A First at Stern Grove, San Francisco

3 Aug

San Francisco Ballet danced at Stern Grove July 31, and the weather, though grey and overcast,  didn’t pull its usual pakiput off and on. New corps members, apprentices and San Francisco Ballet School trainees  led off the program with two ballets, Andante Sostemuto, choreographed by J. Francisco Martinez and Timepiece by Myles Thatcher, a member of San Francisco Ballet’s corps de ballet.

Andante Sostenuto, set to Franz Schubert’s Piano Sonata No. 21, displayed
Elizabeth Powell, Lacey Escobar and Shion Yuasa’s capacity for length of leg and sustained developpes and arabesques.  Supported by Francisco Mungamba, Trygve Campston and Henry Sidford, the choreographer went overboard in his zeal to display the women supported with their crotches displayed front and center,  buns being carried in fetal positions or jack-knifed postures held aloft. Andante and legato tempi can be better used.

A wholly different mood greeted the audience with Myles Thatcher’s  Timepiece. Switching from full skirts to revealing tunics and tights with syncopated rhythms and jazzy accents, nine dancers strutted, preened, darting and breaking momentum to Thatcher’s exploration of what spending time can mean. An effective variation was assigned to Francisco Mungamba, a slender, recent corps de ballet member moving with liquid assurance, halting with equal ease.

Following the Intermission Helgi Tomasson’s 7 for Eight to the strain of Johan Sebastian Bach featured William McGraw at the piano and harpsichord. Maria Kotchetkova, and Ruben Martin Cintas filled the first movement;  her elegant attack  seemed to ask, ‘Do you love me?”  Vanessa Zahorian and Gennadi Nedvigin sparked the 2nd movement, two classicists who each enjoyed one of the early Erik Bruhn citations in Canada. Dores Andre, Elizabeth Miner, Joan Boada wove the third movement followed by a brilliant pairing of Jaime Garcia Castilla and Gennadi Nedvigin.  Joan Boada postured through the fifth movement with the harpsichord encouraging Boada’s accents. Kochetkova and Martin Cintas returned for the sixth movement, affirming their initial appearance, before all eight dancers polished off the seventh momvement.

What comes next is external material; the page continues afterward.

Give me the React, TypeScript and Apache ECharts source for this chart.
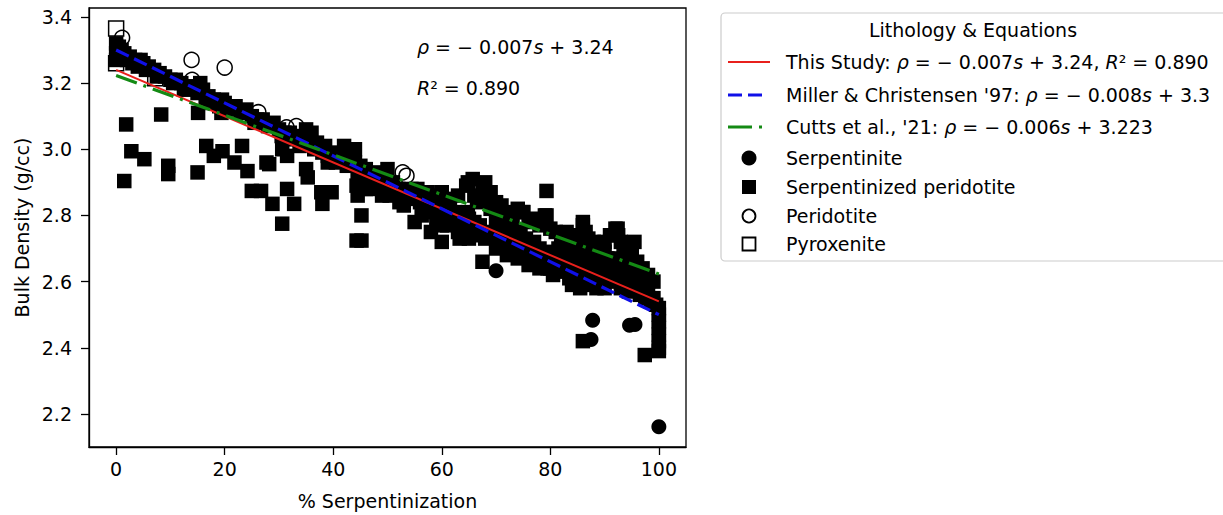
import React, { useEffect, useRef } from "react";
import * as echarts from "echarts";

const FONT = '"DejaVu Sans", "Liberation Sans", sans-serif';

const X_TICKS = [0, 20, 40, 60, 80, 100];
const Y_TICKS = [2.2, 2.4, 2.6, 2.8, 3.0, 3.2, 3.4];

// [% serpentinization, bulk density]
const SERPENTINITE = [
  [70, 2.633], [87.8, 2.483], [87.5, 2.425], [94.6, 2.468], [95.6, 2.47], [100, 2.161],
];

const SERP_PERIDOTITE = [
  // dense band
  [0, 3.32], [0, 3.29], [0, 3.27], [0.5, 3.31], [1, 3.3], [1, 3.28], [1.5, 3.29], [2, 3.27], [2.5, 3.28],
  [3, 3.26], [3.5, 3.27], [4, 3.25], [4.5, 3.27], [5, 3.26], [5.5, 3.24], [6, 3.25], [7, 3.24], [7.5, 3.22],
  [8, 3.23], [9, 3.22], [10, 3.21], [10.5, 3.2], [11, 3.21], [12, 3.2], [12.5, 3.18], [13, 3.19], [14, 3.19],
  [15, 3.17], [15.5, 3.2], [16, 3.18], [16.5, 3.15], [17, 3.16], [17.5, 3.14], [18, 3.15], [19, 3.13],
  [19.5, 3.15], [20, 3.14], [21, 3.12], [22, 3.13], [23, 3.11], [24, 3.12], [25, 3.1], [25.5, 3.08],
  [26, 3.09], [27, 3.09], [28, 3.07], [29, 3.08], [30, 3.06], [30.5, 3.04], [31, 3.05], [32, 3.05],
  [33, 3.03], [34, 3.04], [35, 3.02], [35, 3.06], [36, 3.05], [36.5, 3.0], [37, 3.02], [38, 2.99],
  [38.5, 3.01], [39, 2.98], [40, 2.99], [40.5, 2.96], [41, 2.97], [42, 2.98], [42.5, 2.95], [43, 2.97],
  [44, 2.96], [44.5, 2.93], [45, 2.95], [46, 2.94], [46.5, 2.91], [47, 2.92], [48, 2.93], [48.5, 2.9],
  [49, 2.91], [50, 2.89], [51, 2.9], [51.5, 2.87], [52, 2.88], [53, 2.86], [54, 2.87], [55, 2.85],
  [55.5, 2.88], [56, 2.84], [57, 2.85], [58, 2.83], [58.5, 2.86], [59, 2.82], [60, 2.83], [60.5, 2.8],
  [61, 2.82], [62, 2.79], [62.5, 2.81], [63, 2.78], [64, 2.8], [64.5, 2.77], [65, 2.79], [65.5, 2.76],
  [66, 2.78], [66.5, 2.84], [67, 2.77], [67.5, 2.88], [68, 2.9], [68, 2.86], [68.5, 2.75], [69, 2.82],
  [69.5, 2.74], [70, 2.78], [70.5, 2.8], [71, 2.72], [71.5, 2.76], [72, 2.74], [72.5, 2.7], [73, 2.77],
  [73.5, 2.72], [74, 2.71], [74.5, 2.75], [75, 2.69], [75.5, 2.73], [76, 2.7], [76.5, 2.67], [77, 2.72],
  [77.5, 2.68], [78, 2.7], [78.5, 2.66], [79, 2.69], [79.5, 2.64], [80, 2.68], [80.5, 2.62], [81, 2.66],
  [81.5, 2.7], [82, 2.65], [82.5, 2.63], [83, 2.67], [83.5, 2.61], [84, 2.64], [84.5, 2.68], [85, 2.62],
  [85.5, 2.6], [86, 2.65], [86.5, 2.7], [87, 2.63], [87.5, 2.6], [88, 2.66], [88.5, 2.62], [89, 2.64],
  [89.5, 2.6], [90, 2.63], [90.5, 2.67], [91, 2.61], [91.5, 2.65], [92, 2.6], [92.5, 2.63], [93, 2.58],
  [93.5, 2.62], [94, 2.6], [94.5, 2.57], [95, 2.61], [95.5, 2.58], [96, 2.6], [96.5, 2.56], [97, 2.58],
  [97.5, 2.55], [98, 2.57], [98.5, 2.54], [99, 2.55], [99.5, 2.53],
  [100, 2.52], [100, 2.5], [100, 2.48], [100, 2.46], [100, 2.44], [100, 2.42], [100, 2.4], [100, 2.39],
  // upper part of band, 60-100
  [60, 2.87], [61.5, 2.85], [63, 2.86], [64.5, 2.89], [66, 2.86], [69, 2.87], [70, 2.84], [71, 2.83],
  [72, 2.81], [73, 2.8], [74, 2.82], [75, 2.81], [76, 2.78], [77, 2.79], [78, 2.77], [79, 2.8],
  [79.3, 2.874], [80, 2.76], [81, 2.75], [82, 2.74], [83, 2.75], [84, 2.73], [85, 2.74], [86, 2.77],
  [86.5, 2.75], [87, 2.73], [88, 2.72], [89, 2.71], [90, 2.72], [91, 2.74], [92, 2.76], [92.5, 2.74],
  [93, 2.72], [93.5, 2.7], [94, 2.69], [95, 2.68], [95.5, 2.72], [96, 2.66], [97, 2.64], [98, 2.62], [99, 2.6],
  // middle of band
  [45, 2.9], [47, 2.88], [49, 2.86], [53, 2.83], [57, 2.81], [59, 2.79], [61, 2.77], [63, 2.75], [65, 2.73],
  [66, 2.74], [68, 2.73], [70, 2.7], [72, 2.68], [74, 2.67], [76, 2.65], [78, 2.64], [80, 2.64],
  [82, 2.7], [84, 2.7], [86, 2.68], [88, 2.69], [90, 2.69], [92, 2.67], [94, 2.65], [96, 2.63], [98, 2.6],
  [84, 2.59], [85.5, 2.58], [87, 2.59], [88.5, 2.58], [90, 2.58],
  // scattered below the band
  [1.85, 3.075], [2.8, 2.994], [5.2, 2.97], [1.5, 2.904], [8.3, 3.105], [9.6, 2.95], [9.6, 2.925],
  [15.1, 3.11], [15, 2.93], [16.6, 3.01], [18, 2.98], [19.6, 2.994], [19.4, 3.11], [21.8, 2.96],
  [23.2, 3.01], [24.2, 2.934], [25, 2.874], [26.7, 2.874], [27.7, 2.96], [28.2, 2.955], [28.8, 2.835],
  [30.6, 2.775], [30.6, 3.0], [31.5, 2.98], [31.5, 2.88], [32.8, 2.835], [33.8, 3.01], [35, 2.94],
  [35.3, 2.915], [37.8, 2.87], [38, 2.835], [39.7, 2.87], [39, 2.96], [42, 3.01], [43, 2.96], [44, 3.0],
  [44.3, 2.89], [44.5, 2.86], [45.2, 2.8], [45.2, 2.724], [44.3, 2.724], [46, 2.88], [47, 2.91],
  [50, 2.94], [50.4, 2.86], [52.2, 2.84], [54.4, 2.88], [55, 2.78], [56.3, 2.8], [57.4, 2.87],
  [58, 2.75], [60, 2.77], [60, 2.72], [61, 2.83], [63.3, 2.73], [64.8, 2.9], [64.8, 2.81], [65.7, 2.91],
  [67.5, 2.66], [75, 2.81], [79.3, 2.8], [86, 2.78], [92.4, 2.76], [86, 2.42], [97.4, 2.378],
];

const PERIDOTITE = [
  [1.1, 3.337], [0.5, 3.31], [13.9, 3.27], [20, 3.247], [14, 3.21], [26.2, 3.112], [31.4, 3.066],
  [33.2, 3.07], [52.8, 2.93], [53.5, 2.92],
];

const PYROXENITE = [
  [0, 3.365], [0, 3.26], [0.3, 3.3], [7.2, 3.215],
];

// Regression lines (endpoints at 0 and 100 % serpentinization)
const THIS_STUDY = [[0, 3.24], [100, 2.54]];
const MILLER_97 = [[0, 3.3], [100, 2.5]];
const CUTTS_21 = [[0, 3.223], [100, 2.623]];

const RICH = {
  n: { fontFamily: FONT, fontSize: 19, fill: "#000" },
  i: { fontFamily: FONT, fontSize: 19, fontStyle: "italic", fill: "#000" },
};

function txt(x: number, y: number, text: string, extra: any = {}) {
  return {
    type: "text",
    x,
    y,
    silent: true,
    style: {
      text,
      fill: "#000",
      font: `19px ${FONT}`,
      verticalAlign: "middle",
      rich: RICH,
      ...extra,
    },
  };
}

export default function App() {
  const ref = useRef<HTMLDivElement>(null);
  useEffect(() => {
    if (!ref.current) return;
    const chart = echarts.init(ref.current, undefined, { renderer: "svg" });
    const LX = 728, LX2 = 770, MX = 749, TX = 786;
    const rows = [62, 95, 127, 158, 187, 216, 244];
    const option: any = {
      animation: false,
      backgroundColor: "#fff",
      textStyle: { fontFamily: FONT },
      grid: {
        left: 89, top: 8, width: 597, height: 441,
        show: true, borderColor: "#000", borderWidth: 1.3,
      },
      xAxis: {
        type: "value", min: -5, max: 105,
        axisLine: { show: true, onZero: false, lineStyle: { color: "#000", width: 1.3 } },
        axisTick: { show: true, length: 8, customValues: X_TICKS, lineStyle: { color: "#000", width: 1.3 } },
        axisLabel: { customValues: X_TICKS, color: "#000", fontSize: 19, margin: 12, fontFamily: FONT },
        splitLine: { show: false },
        name: "% Serpentinization", nameLocation: "middle", nameGap: 44,
        nameTextStyle: { fontSize: 19, color: "#000", fontFamily: FONT },
      },
      yAxis: {
        type: "value", min: 2.1, max: 3.427,
        axisLine: { show: true, onZero: false, lineStyle: { color: "#000", width: 1.3 } },
        axisTick: { show: true, length: 8, customValues: Y_TICKS, lineStyle: { color: "#000", width: 1.3 } },
        axisLabel: {
          customValues: Y_TICKS, color: "#000", fontSize: 19, margin: 17, fontFamily: FONT,
          formatter: (v: number) => v.toFixed(1),
        },
        splitLine: { show: false },
        name: "Bulk Density (g/cc)", nameLocation: "middle", nameGap: 58,
        nameTextStyle: { fontSize: 19, color: "#000", fontFamily: FONT },
      },
      series: [
        {
          name: "Serpentinite", type: "scatter", data: SERPENTINITE, symbol: "circle", symbolSize: 15,
          itemStyle: { color: "#000", opacity: 1 },
        },
        {
          name: "Serpentinized peridotite", type: "scatter", data: SERP_PERIDOTITE, symbol: "rect", symbolSize: 14.5,
          itemStyle: { color: "#000", opacity: 1 },
        },
        {
          name: "Peridotite", type: "scatter", data: PERIDOTITE, symbol: "circle", symbolSize: 15,
          itemStyle: { color: "rgba(0,0,0,0)", borderColor: "#000", borderWidth: 1.5, opacity: 1 },
        },
        {
          name: "Pyroxenite", type: "scatter", data: PYROXENITE, symbol: "rect", symbolSize: 15,
          itemStyle: { color: "rgba(0,0,0,0)", borderColor: "#000", borderWidth: 1.5, opacity: 1 },
        },
        {
          name: "This Study", type: "line", data: THIS_STUDY, showSymbol: false, symbol: "none",
          lineStyle: { color: "#e8201c", width: 2 },
        },
        {
          name: "Miller & Christensen '97", type: "line", data: MILLER_97, showSymbol: false, symbol: "none",
          lineStyle: { color: "#1010e8", width: 3.2, type: [14, 6] },
        },
        {
          name: "Cutts et al., '21", type: "line", data: CUTTS_21, showSymbol: false, symbol: "none",
          lineStyle: { color: "#148a14", width: 3.2, type: [22, 7, 3, 7] },
        },
      ],
      graphic: [
        // in-plot annotation
        txt(417, 47, "{i|ρ}{n| = − 0.007}{i|s}{n| + 3.24}"),
        txt(417, 88, "{i|R}{n|² = 0.890}"),
        // legend box
        {
          type: "rect", silent: true,
          shape: { x: 721, y: 13, width: 520, height: 248, r: 4 },
          style: { fill: "#fff", stroke: "#cccccc", lineWidth: 1.2 },
        },
        txt(973, 30, "Lithology & Equations", { textAlign: "center" }),
        {
          type: "line", silent: true, shape: { x1: LX, y1: rows[0], x2: LX2, y2: rows[0] },
          style: { stroke: "#e8201c", lineWidth: 2 },
        },
        {
          type: "line", silent: true, shape: { x1: LX, y1: rows[1], x2: LX2 - 6, y2: rows[1] },
          style: { stroke: "#1010e8", lineWidth: 3.2, lineDash: [14, 6] },
        },
        {
          type: "line", silent: true, shape: { x1: LX, y1: rows[2], x2: LX2 - 6, y2: rows[2] },
          style: { stroke: "#148a14", lineWidth: 3.2, lineDash: [24, 7, 3, 7] },
        },
        {
          type: "circle", silent: true, shape: { cx: MX, cy: rows[3], r: 7.5 },
          style: { fill: "#000" },
        },
        {
          type: "rect", silent: true, shape: { x: MX - 7, y: rows[4] - 7, width: 14, height: 14 },
          style: { fill: "#000" },
        },
        {
          type: "circle", silent: true, shape: { cx: MX, cy: rows[5], r: 6.5 },
          style: { fill: "none", stroke: "#000", lineWidth: 1.8 },
        },
        {
          type: "rect", silent: true, shape: { x: MX - 6.5, y: rows[6] - 6.5, width: 13, height: 13 },
          style: { fill: "none", stroke: "#000", lineWidth: 1.8 },
        },
        txt(TX, rows[0], "{n|This Study: }{i|ρ}{n| = − 0.007}{i|s}{n| + 3.24, }{i|R}{n|² = 0.890}"),
        txt(TX, rows[1], "{n|Miller & Christensen '97: }{i|ρ}{n| = − 0.008}{i|s}{n| + 3.3}"),
        txt(TX, rows[2], "{n|Cutts et al., '21: }{i|ρ}{n| = − 0.006}{i|s}{n| + 3.223}"),
        txt(TX, rows[3], "Serpentinite"),
        txt(TX, rows[4], "Serpentinized peridotite"),
        txt(TX, rows[5], "Peridotite"),
        txt(TX, rows[6], "Pyroxenite"),
      ],
    };
    chart.setOption(option);
    return () => chart.dispose();
  }, []);
  return (
    <div
      ref={ref}
      style={{ position: "fixed", left: 0, top: 0, width: 1223, height: 515, background: "#fff" }}
    />
  );
}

The program concluded with one of George Balanchine’s eternal sparklers, Georges Bizet’s Symphony in C., Lorena Feijoo with Victor Luiz in the first movement, port de bras en haut, the numerous low jetes together, composed, sensuality lurking around their abundant correctness. Sofiane Sylve with Vito Mazzeo encompassed the second movement.  Sylve could be seen at intermission marking her movements, bundled against the chill, tiara in place; like the other company members swathed in leggings and sweat shirt.  Sylve rarely overstates or prolongs a movement, so that the beauty of her dancing is that elusive element, “Did I really see that?”  And you know you did.  She was partnered by Vito Mazzeo, recently elevated to principal status.

Frances Chung with Isaac Hernandez romped through the third movement, a long-remembered experience when San Francisco Ballet first performed it at the Alcazar Theatre March 12, 1961 with Fiona Fuerstner and Michael Smuin, bursting with energy.  Chung and Hernandez are more polished, but just as ebullient. The finale featured corps de ballet members Nicole Chiapponi with Lonnie Weeks before everyone flooded the stage for the finale.    Martin West, principal conductor, kept the energy and timing consistent.

Tomasson’s programming enjoys high percentages in adroitness and ability to read an audience. To this he has added this special segment of the coming tier of dancers, and what mutual thrill it is likely to be- that is, if the weather in not pakiput as they say in the Philippines.

Should this seem unusually sketchy, I was not perched at the press table, but amidst baseball hats,a ski cap to which a shawl was added in the midst of a series of dazzling pirouettes and the nearly constant movement along a central pathway.  That’s a public performance for you.